» **WHAT THIS TASK INVOLVES**
Repeat what the lines below say, word for word, and skip every image.

» **RECORDED DATA**
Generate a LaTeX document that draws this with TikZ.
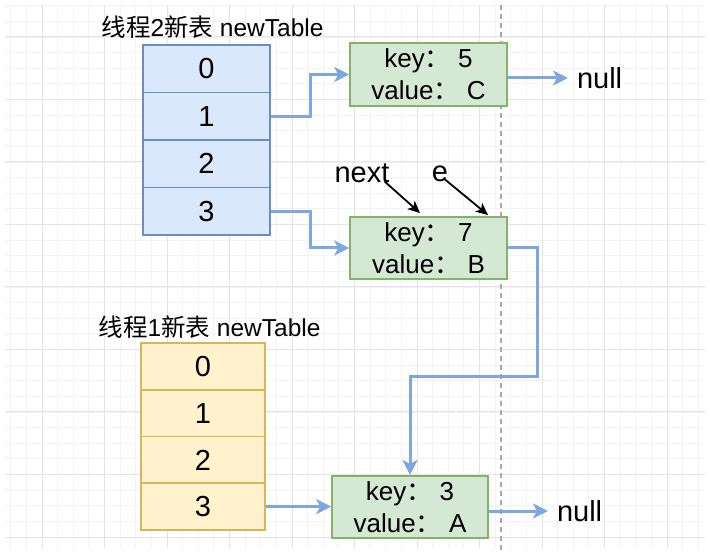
\documentclass[tikz,border=0pt]{standalone}
\usepackage{fontspec}
\setmainfont{Liberation Sans}
\newfontfamily\cjk{Noto Sans CJK SC}
\usetikzlibrary{arrows.meta}
\definecolor{bfill}{HTML}{DAE8FC}
\definecolor{bstroke}{HTML}{6C8EBF}
\definecolor{yfill}{HTML}{FFF2CC}
\definecolor{ystroke}{HTML}{D6B656}
\definecolor{gfill}{HTML}{D5E8D4}
\definecolor{gstroke}{HTML}{82B366}
\definecolor{acol}{HTML}{7EA6E0}
\definecolor{gridminor}{HTML}{F3F3F3}
\definecolor{gridmajor}{HTML}{E4E4E4}
\definecolor{dashcol}{HTML}{A8A8A8}
\tikzset{
  cellb/.style={draw=bstroke, fill=bfill, line width=1.6pt, minimum width=127pt, minimum height=47.5pt, inner sep=0pt, font=\fontsize{29}{29}\selectfont},
  celly/.style={draw=ystroke, fill=yfill, line width=1.6pt, minimum width=124pt, minimum height=46.75pt, inner sep=0pt, font=\fontsize{29}{29}\selectfont},
  entry/.style={draw=gstroke, fill=gfill, line width=1.6pt, minimum width=157pt, minimum height=62.5pt, inner sep=0pt, align=center, font=\fontsize{26}{32}\selectfont},
  title/.style={inner sep=0pt, font=\fontsize{24.5}{24.5}\selectfont},
  biglbl/.style={inner sep=0pt, font=\fontsize{29}{29}\selectfont},
  arr/.style={draw=acol, line width=3pt, -{Stealth[length=15pt,width=15pt,inset=4pt]}},
  barr/.style={draw=black, line width=1.8pt, -{Stealth[length=12pt,width=11pt,inset=3pt]}},
  gminor/.style={draw=gridminor, line width=0.8pt},
  gmajor/.style={draw=gridmajor, line width=1pt}
}
\begin{document}
\begin{tikzpicture}[x=1pt,y=-1pt]
\useasboundingbox (0,0) rectangle (710,553);
\fill[white] (0,0) rectangle (710,553);
% grid
\foreach \i in {0,...,44} {\draw[gminor] ({10.75+\i*15.625},5) -- ({10.75+\i*15.625},548);}
\foreach \k in {0,...,34} {\draw[gminor] (5,{5.75+\k*15.625}) -- (705,{5.75+\k*15.625});}
\foreach \i in {0,...,10} {\draw[gmajor] ({42+\i*62.5},5) -- ({42+\i*62.5},548);}
\foreach \k in {0,...,8} {\draw[gmajor] (5,{37+\k*62.5}) -- (705,{37+\k*62.5});}
% dashed guide
\draw[dashcol, line width=1.1pt, dash pattern=on 5pt off 4pt] (501,5) -- (501,553);
% titles
\node[title] (t2) at (212.5,27) {{\cjk 线程}2{\cjk 新表} newTable};
\node[title] (t1) at (209.5,327) {{\cjk 线程}1{\cjk 新表} newTable};
% blue table
\node[cellb] (b0) at (206.5,68.75) {0};
\node[cellb] (b1) at (206.5,116.25) {1};
\node[cellb] (b2) at (206.5,163.75) {2};
\node[cellb] (b3) at (206.5,211.25) {3};
% yellow table
\node[celly] (y0) at (203,366.4) {0};
\node[celly] (y1) at (203,413.1) {1};
\node[celly] (y2) at (203,459.9) {2};
\node[celly] (y3) at (203,506.6) {3};
% entries
\node[entry] (n1) at (428.5,74.5) {key{\cjk ：} 5\\value{\cjk ：} C};
\node[entry] (n2) at (428.5,248) {key{\cjk ：} 7\\value{\cjk ：} B};
\node[entry, minimum width=156pt] (n3) at (410,507) {key{\cjk ：} 3\\value{\cjk ：} A};
% labels
\node[biglbl, anchor=west, outer sep=9pt] (null1) at (568,78) {null};
\node[biglbl, anchor=west, outer sep=9pt] (null3) at (548,511) {null};
\node[biglbl, anchor=base] (next) at (362,183) {next};
\node[biglbl, anchor=base] (e) at (440,182) {e};
\coordinate (nextend) at (420,213);
\coordinate (eend) at (488,215);
% connectors
\draw[arr] (b1.east) -- ++(40,0) |- (n1.west);
\draw[arr] (b3.east) -- ++(40,0) |- (n2.west);
\draw[arr] (n2.east) -- ++(30,0) -- ++(0,129) -| (n3.north);
\draw[arr] (y3.east) -- (y3.east -| n3.west);
\draw[arr] (n1.east |- null1.west) -- (null1.west);
\draw[arr] (n3.east |- null3.west) -- (null3.west);
\draw[barr] ([shift={(-5,-2)}]next.south east) -- (nextend);
\draw[barr] ([shift={(5,-3)}]e.south) -- (eend);
\end{tikzpicture}
\end{document}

» **RESULT OF THE EXERCISE**
Generate a LaTeX document that draws this with TikZ.
\documentclass[tikz,border=0pt]{standalone}
\usepackage{fontspec}
\setmainfont{Liberation Sans}
\newfontfamily\cjk{Noto Sans CJK SC}
\usetikzlibrary{arrows.meta}
\definecolor{bfill}{HTML}{DAE8FC}
\definecolor{bstroke}{HTML}{6C8EBF}
\definecolor{yfill}{HTML}{FFF2CC}
\definecolor{ystroke}{HTML}{D6B656}
\definecolor{gfill}{HTML}{D5E8D4}
\definecolor{gstroke}{HTML}{82B366}
\definecolor{acol}{HTML}{7EA6E0}
\definecolor{gridminor}{HTML}{F3F3F3}
\definecolor{gridmajor}{HTML}{E4E4E4}
\definecolor{dashcol}{HTML}{A8A8A8}
\tikzset{
  cellb/.style={draw=bstroke, fill=bfill, line width=1.6pt, minimum width=127pt, minimum height=47.5pt, inner sep=0pt, font=\fontsize{29}{29}\selectfont},
  celly/.style={draw=ystroke, fill=yfill, line width=1.6pt, minimum width=124pt, minimum height=46.75pt, inner sep=0pt, font=\fontsize{29}{29}\selectfont},
  entry/.style={draw=gstroke, fill=gfill, line width=1.6pt, minimum width=157pt, minimum height=62.5pt, inner sep=0pt, align=center, font=\fontsize{26}{32}\selectfont},
  title/.style={inner sep=0pt, font=\fontsize{24.5}{24.5}\selectfont},
  biglbl/.style={inner sep=0pt, font=\fontsize{29}{29}\selectfont},
  arr/.style={draw=acol, line width=3pt, -{Stealth[length=15pt,width=15pt,inset=4pt]}},
  barr/.style={draw=black, line width=1.8pt, -{Stealth[length=12pt,width=11pt,inset=3pt]}},
  gminor/.style={draw=gridminor, line width=0.8pt},
  gmajor/.style={draw=gridmajor, line width=1pt}
}
\begin{document}
\begin{tikzpicture}[x=1pt,y=-1pt]
\useasboundingbox (0,0) rectangle (710,553);
\fill[white] (0,0) rectangle (710,553);
% grid
\foreach \i in {0,...,44} {\draw[gminor] ({10.75+\i*15.625},5) -- ({10.75+\i*15.625},548);}
\foreach \k in {0,...,34} {\draw[gminor] (5,{5.75+\k*15.625}) -- (705,{5.75+\k*15.625});}
\foreach \i in {0,...,10} {\draw[gmajor] ({42+\i*62.5},5) -- ({42+\i*62.5},548);}
\foreach \k in {0,...,8} {\draw[gmajor] (5,{37+\k*62.5}) -- (705,{37+\k*62.5});}
% dashed guide
\draw[dashcol, line width=1.1pt, dash pattern=on 5pt off 4pt] (501,5) -- (501,553);
% titles
\node[title] (t2) at (212.5,27) {{\cjk 线程}2{\cjk 新表} newTable};
\node[title] (t1) at (209.5,327) {{\cjk 线程}1{\cjk 新表} newTable};
% blue table
\node[cellb] (b0) at (206.5,68.75) {0};
\node[cellb] (b1) at (206.5,116.25) {1};
\node[cellb] (b2) at (206.5,163.75) {2};
\node[cellb] (b3) at (206.5,211.25) {3};
% yellow table
\node[celly] (y0) at (203,366.4) {0};
\node[celly] (y1) at (203,413.1) {1};
\node[celly] (y2) at (203,459.9) {2};
\node[celly] (y3) at (203,506.6) {3};
% entries
\node[entry] (n1) at (428.5,74.5) {key{\cjk ：} 5\\value{\cjk ：} C};
\node[entry] (n2) at (428.5,248) {key{\cjk ：} 7\\value{\cjk ：} B};
\node[entry, minimum width=156pt] (n3) at (410,507) {key{\cjk ：} 3\\value{\cjk ：} A};
% labels
\node[biglbl, anchor=west, outer sep=9pt] (null1) at (568,78) {null};
\node[biglbl, anchor=west, outer sep=9pt] (null3) at (548,511) {null};
\node[biglbl, anchor=base] (next) at (362,183) {next};
\node[biglbl, anchor=base] (e) at (440,182) {e};
\coordinate (nextend) at (420,213);
\coordinate (eend) at (488,215);
% connectors
\draw[arr] (b1.east) -- ++(40,0) |- (n1.west);
\draw[arr] (b3.east) -- ++(40,0) |- (n2.west);
\draw[arr] (n2.east) -- ++(30,0) -- ++(0,129) -| (n3.north);
\draw[arr] (y3.east) -- (y3.east -| n3.west);
\draw[arr] (n1.east |- null1.west) -- (null1.west);
\draw[arr] (n3.east |- null3.west) -- (null3.west);
\draw[barr] ([shift={(-5,-2)}]next.south east) -- (nextend);
\draw[barr] ([shift={(5,-3)}]e.south) -- (eend);
\end{tikzpicture}
\end{document}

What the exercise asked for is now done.